Donald Trump picks Susie Wiles to be chief of staff
Donald Trump picks Susie Wiles to be chief of staff
    Posted on 11/07/2024
President-elect Donald Trump has tapped his campaign senior adviser Susie Wiles as White House chief of staff.

Wiles, who amassed outsized influence as Trump’s de facto campaign manager, will be the first woman to ever hold the title of White House chief of staff. Many have credited the professionalization of the most recent Trump campaign to Wiles’ leadership.

“Susie Wiles just helped me achieve one of the greatest political victories in American history, and was an integral part of both my 2016 and 2020 successful campaigns,” Trump said in a statement. “Susie is tough, smart, innovative, and is universally admired and respected. Susie will continue to work tirelessly to Make America Great Again.”

A veteran of Florida politics, Wiles directed Trump’s campaign to victory in the state in 2016. She also helped lead Ron DeSantis’ 2018 campaign for Florida governor, before a falling out that prompted the Florida governor to successfully lobby the Trump team to fire her. Wiles was brought back shortly thereafter for the 2020 campaign in Florida.

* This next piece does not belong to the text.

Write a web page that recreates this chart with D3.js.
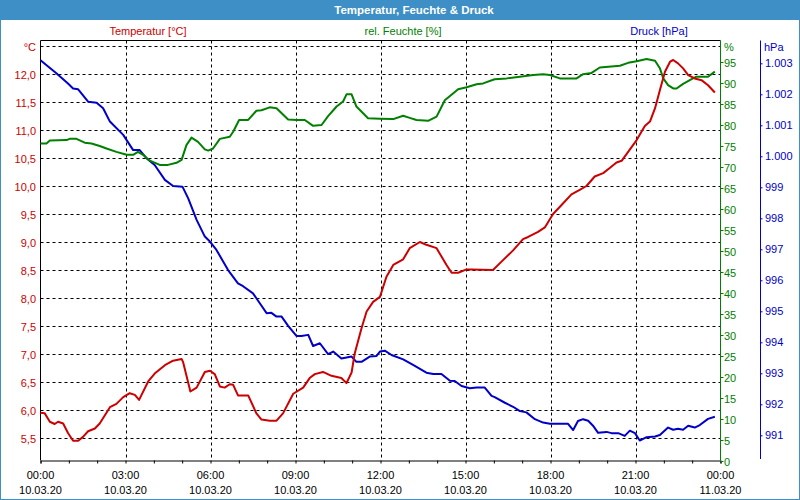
<!DOCTYPE html>
<html><head><meta charset="utf-8">
<script src="https://cdn.jsdelivr.net/npm/d3@7"></script>
<style>
html,body{margin:0;padding:0;background:#fff;}
svg{display:block;font-family:"Liberation Sans",Arial,sans-serif;}
</style></head>
<body>
<svg id="c" width="800" height="500"></svg>
<script>
// ---- data (hour of day, value) ----
const tempData = [[0,5.95],[0.15,5.94],[0.33,5.79],[0.5,5.75],[0.62,5.79],[0.8,5.76],[0.97,5.59],[1.15,5.45],[1.33,5.45],[1.5,5.52],[1.68,5.62],[1.92,5.67],[2.09,5.76],[2.45,6.05],[2.68,6.11],[2.92,6.23],[3.15,6.30],[3.33,6.27],[3.48,6.18],[3.8,6.51],[4.03,6.65],[4.39,6.80],[4.68,6.88],[4.98,6.91],[5.03,6.86],[5.29,6.33],[5.51,6.40],[5.8,6.68],[5.98,6.70],[6.15,6.64],[6.33,6.42],[6.5,6.40],[6.68,6.46],[6.8,6.45],[6.97,6.26],[7.33,6.26],[7.62,5.94],[7.8,5.83],[8.09,5.81],[8.33,5.81],[8.56,5.94],[8.92,6.29],[9.27,6.40],[9.5,6.57],[9.68,6.64],[9.97,6.68],[10.27,6.61],[10.62,6.57],[10.8,6.48],[10.98,6.67],[11.09,7.01],[11.33,7.46],[11.51,7.76],[11.74,7.93],[11.98,8.02],[12.21,8.38],[12.45,8.59],[12.8,8.69],[13.03,8.89],[13.39,9.0],[13.62,8.95],[13.98,8.89],[14.21,8.69],[14.33,8.59],[14.51,8.45],[14.74,8.45],[15.04,8.51],[15.21,8.51],[15.97,8.5],[16.27,8.65],[16.68,8.85],[17.03,9.05],[17.21,9.09],[17.56,9.18],[17.8,9.26],[18.09,9.5],[18.39,9.66],[18.74,9.85],[19.03,9.93],[19.27,10.0],[19.56,10.17],[19.86,10.23],[20.09,10.32],[20.33,10.42],[20.51,10.45],[20.74,10.61],[21.04,10.82],[21.33,11.07],[21.51,11.15],[21.69,11.39],[21.86,11.71],[22.04,12.04],[22.22,12.22],[22.33,12.25],[22.5,12.19],[22.68,12.10],[22.86,11.98],[23.09,11.92],[23.33,11.89],[23.56,11.80],[23.8,11.67]];

const humData = [[0,75.6],[0.21,75.6],[0.33,76.3],[0.92,76.4],[1.03,76.7],[1.27,76.7],[1.56,75.8],[1.8,75.6],[2.09,75.0],[2.33,74.4],[2.68,73.6],[3.04,72.9],[3.27,72.9],[3.44,73.6],[3.62,72.9],[3.86,71.5],[4.21,70.5],[4.5,70.5],[4.8,71.0],[4.98,71.7],[5.15,75.2],[5.33,77.0],[5.56,76.0],[5.8,74.2],[5.92,73.9],[6.09,74.4],[6.33,76.7],[6.68,77.2],[6.8,78.4],[7.01,81.2],[7.33,81.2],[7.62,83.4],[7.8,83.5],[8.09,84.2],[8.33,84.0],[8.74,81.3],[9.04,81.2],[9.33,81.2],[9.62,79.8],[9.92,80.0],[10.15,82.1],[10.45,84.4],[10.68,85.6],[10.8,87.3],[10.98,87.3],[11.15,84.4],[11.56,81.6],[11.98,81.5],[12.45,81.4],[12.8,82.2],[13.03,81.7],[13.27,81.2],[13.68,81.0],[13.98,82.0],[14.27,85.9],[14.74,88.5],[15.04,89.0],[15.39,89.7],[15.62,89.9],[16.03,90.9],[16.45,91.1],[16.92,91.5],[17.39,91.9],[17.74,92.1],[17.98,91.9],[18.33,91.1],[18.92,91.1],[19.15,92.1],[19.45,92.4],[19.74,93.7],[20.45,94.1],[20.74,94.8],[21.04,95.2],[21.39,95.7],[21.69,95.3],[21.86,93.5],[21.98,91.1],[22.15,89.5],[22.33,88.7],[22.45,88.7],[22.68,89.8],[22.98,90.9],[23.15,91.5],[23.56,91.5],[23.8,92.7]];

const pressData = [[0,1003.1],[0.56,1002.68],[0.97,1002.35],[1.15,1002.19],[1.33,1002.16],[1.68,1001.76],[1.98,1001.73],[2.21,1001.55],[2.45,1001.12],[2.92,1000.69],[3.27,1000.2],[3.5,1000.2],[3.74,999.94],[4.03,999.72],[4.39,999.24],[4.68,999.04],[5.01,999.02],[5.21,998.65],[5.51,997.95],[5.8,997.41],[5.98,997.25],[6.21,996.98],[6.42,996.65],[6.62,996.33],[6.97,995.9],[7.15,995.81],[7.5,995.58],[7.74,995.26],[7.98,994.94],[8.15,994.95],[8.33,994.83],[8.51,994.83],[8.74,994.53],[9.04,994.2],[9.21,994.2],[9.45,994.24],[9.62,993.88],[9.86,993.97],[10.15,993.62],[10.33,993.7],[10.62,993.48],[10.98,993.54],[11.15,993.37],[11.33,993.37],[11.62,993.54],[11.86,993.56],[11.98,993.7],[12.15,993.73],[12.39,993.59],[12.8,993.45],[13.15,993.27],[13.62,993.02],[13.86,992.98],[14.15,992.98],[14.45,992.76],[14.62,992.75],[14.86,992.59],[15.15,992.52],[15.39,992.54],[15.68,992.54],[15.92,992.27],[16.03,992.23],[16.39,992.05],[16.68,991.92],[16.92,991.78],[17.15,991.74],[17.45,991.52],[17.74,991.41],[17.98,991.37],[18.62,991.37],[18.8,991.17],[18.97,991.46],[19.15,991.52],[19.33,991.47],[19.5,991.31],[19.68,991.08],[19.98,991.11],[20.15,991.07],[20.39,991.07],[20.62,990.98],[20.8,991.15],[20.98,991.07],[21.15,990.83],[21.39,990.94],[21.69,990.96],[21.86,991.01],[22.15,991.25],[22.33,991.18],[22.5,991.21],[22.68,991.18],[22.86,991.31],[23.09,991.25],[23.27,991.33],[23.56,991.53],[23.8,991.6]];

// ---- tick labels ----
const timeTicks = [0,3,6,9,12,15,18,21,24];
const timeLabels = ["00:00","03:00","06:00","09:00","12:00","15:00","18:00","21:00","00:00"];
const dateLabels = ["10.03.20","10.03.20","10.03.20","10.03.20","10.03.20","10.03.20","10.03.20","10.03.20","11.03.20"];
const tempTicks = [5.5,6,6.5,7,7.5,8,8.5,9,9.5,10,10.5,11,11.5,12];
const humTicks = [0,5,10,15,20,25,30,35,40,45,50,55,60,65,70,75,80,85,90,95];
const pressTicks = [991,992,993,994,995,996,997,998,999,1000,1001,1002,1003];

const title = "Temperatur, Feuchte & Druck";
const seriesNames = ["Temperatur [°C]","rel. Feuchte [%]","Druck [hPa]"];

// ---- styles ----
const RED="#cc0000", GREEN="#008000", BLUE="#0000c8", BAR="#3d8fc6";
const L=40.5, R=720.5, T=40.5, B=460.5;

const loc = d3.formatLocale({decimal:",",thousands:".",grouping:[3],currency:["","€"]});
const fT = loc.format(".1f"), fP = loc.format(",d");

const svg = d3.select("#c");
svg.append("rect").attr("x",0.5).attr("y",0.5).attr("width",799).attr("height",499).attr("fill","#fff").attr("stroke",BAR);
svg.append("rect").attr("x",0).attr("y",0).attr("width",800).attr("height",20).attr("fill",BAR);
svg.append("text").attr("x",414).attr("y",10).attr("dy","0.35em").attr("text-anchor","middle")
  .attr("fill","#fff").attr("font-weight","bold").attr("font-size","11.5px").text(title);

const x = d3.scaleLinear().domain([0,24]).range([L,R]);
const yT = d3.scaleLinear().domain([5.5,12]).range([438,74]);
const yH = d3.scaleLinear().domain([0,100]).range([461,41]);
const yP = d3.scaleLinear().domain([991,1003]).range([435.3,63.3]);

// grid
const grid = svg.append("g").attr("stroke","#000").attr("stroke-dasharray","3,3").attr("stroke-width",1);
[...tempTicks,12.5].forEach(v=>{
  const yy = Math.round(yT(v))+0.5;
  grid.append("line").attr("x1",L).attr("x2",R).attr("y1",yy).attr("y2",yy);
});
timeTicks.slice(1,-1).forEach(v=>{
  const xx = Math.round(x(v))+0.5;
  grid.append("line").attr("x1",xx).attr("x2",xx).attr("y1",T).attr("y2",B);
});

// frame
svg.append("line").attr("x1",L).attr("x2",R).attr("y1",T).attr("y2",T).attr("stroke","#000");
svg.append("line").attr("x1",L).attr("x2",L).attr("y1",T).attr("y2",B).attr("stroke","#000");

// x axis
const xAxis = svg.append("g").attr("transform",`translate(0,${B})`)
  .call(d3.axisBottom(x).ticks(24).tickSize(3).tickFormat(""));
xAxis.select(".domain").attr("stroke","#000");
xAxis.selectAll(".tick line").attr("stroke","#000");
const xl = svg.append("g").attr("font-size","11px").attr("fill","#000").attr("text-anchor","middle");
timeTicks.forEach((t,i)=>{
  xl.append("text").attr("x",x(t)).attr("y",475).attr("dy","0.35em").text(timeLabels[i]);
  xl.append("text").attr("x",x(t)).attr("y",490).attr("dy","0.35em").text(dateLabels[i]);
});

// left temp labels
const tl = svg.append("g").attr("font-size","11px").attr("fill",RED).attr("text-anchor","end");
tempTicks.forEach(v=>tl.append("text").attr("x",36).attr("y",yT(v)+1).attr("dy","0.35em").text(fT(v)));
tl.append("text").attr("x",36).attr("y",47).attr("dy","0.35em").text("°C");

// humidity axis
const hAxis = svg.append("g").attr("transform",`translate(${R},0)`)
  .call(d3.axisRight(yH).tickValues(humTicks).tickSize(3).tickFormat(""));
hAxis.select(".domain").attr("stroke",GREEN).attr("d",`M0,${T}V${B}`);
hAxis.selectAll(".tick line").attr("stroke",GREEN);
const hl = svg.append("g").attr("font-size","11px").attr("fill",GREEN);
humTicks.forEach(v=>hl.append("text").attr("x",724).attr("y",yH(v)+1.5).attr("dy","0.35em").text(v));
hl.append("text").attr("x",724).attr("y",47).attr("dy","0.35em").text("%");

// pressure axis
const pAxis = svg.append("g").attr("transform",`translate(760.5,0)`)
  .call(d3.axisRight(yP).tickValues(pressTicks).tickSize(2).tickFormat(""));
pAxis.select(".domain").attr("stroke",BLUE).attr("d",`M0,${T}V459`);
pAxis.selectAll(".tick line").attr("stroke",BLUE);
const pl = svg.append("g").attr("font-size","11px").attr("fill",BLUE);
pressTicks.forEach(v=>pl.append("text").attr("x",765).attr("y",yP(v)).attr("dy","0.35em").text(fP(v)));
pl.append("text").attr("x",764).attr("y",47).attr("dy","0.35em").text("hPa");

// legend / series names
const lg = svg.append("g").attr("font-size","11px").attr("text-anchor","middle");
[[148,RED],[403,GREEN],[659,BLUE]].forEach((c,i)=>
  lg.append("text").attr("x",c[0]).attr("y",31).attr("dy","0.35em").attr("fill",c[1]).text(seriesNames[i]));

// lines
const mk = ys => d3.line().x(d=>x(d[0])).y(d=>ys(d[1]));
const lines = svg.append("g").attr("fill","none").attr("stroke-width",2).attr("stroke-linejoin","round");
lines.append("path").datum(pressData).attr("d",mk(yP)).attr("stroke",BLUE);
lines.append("path").datum(humData).attr("d",mk(yH)).attr("stroke",GREEN);
lines.append("path").datum(tempData).attr("d",mk(yT)).attr("stroke",RED);
</script>
</body></html>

Despite having little experience in the nation’s capital, Wiles will become the White House’s envoy to the sprawling executive branch agencies and to Congress. She has not worked in Washington in decades, since her time in Ronald Reagan’s Labor Department, in Reagan’s White House as a scheduler and on Capitol Hill for the late Rep. Jack Kemp (R-N.Y).

The chief of staff, historically the first appointee named by the president-elect, is charged with overseeing all policy and day-to-day White House affairs. The last Trump White House saw a revolving door of chiefs of staff who ultimately bore the brunt of the infighting and turbulence that defined his tenure. Over the four years, Trump had four chiefs: former Republican National Committee Chair Reince Priebus, Gen. John Kelly, former South Carolina Rep. Mick Mulvaney and former North Carolina Rep. Mark Meadows.

The chief of staff position does not require Senate confirmation.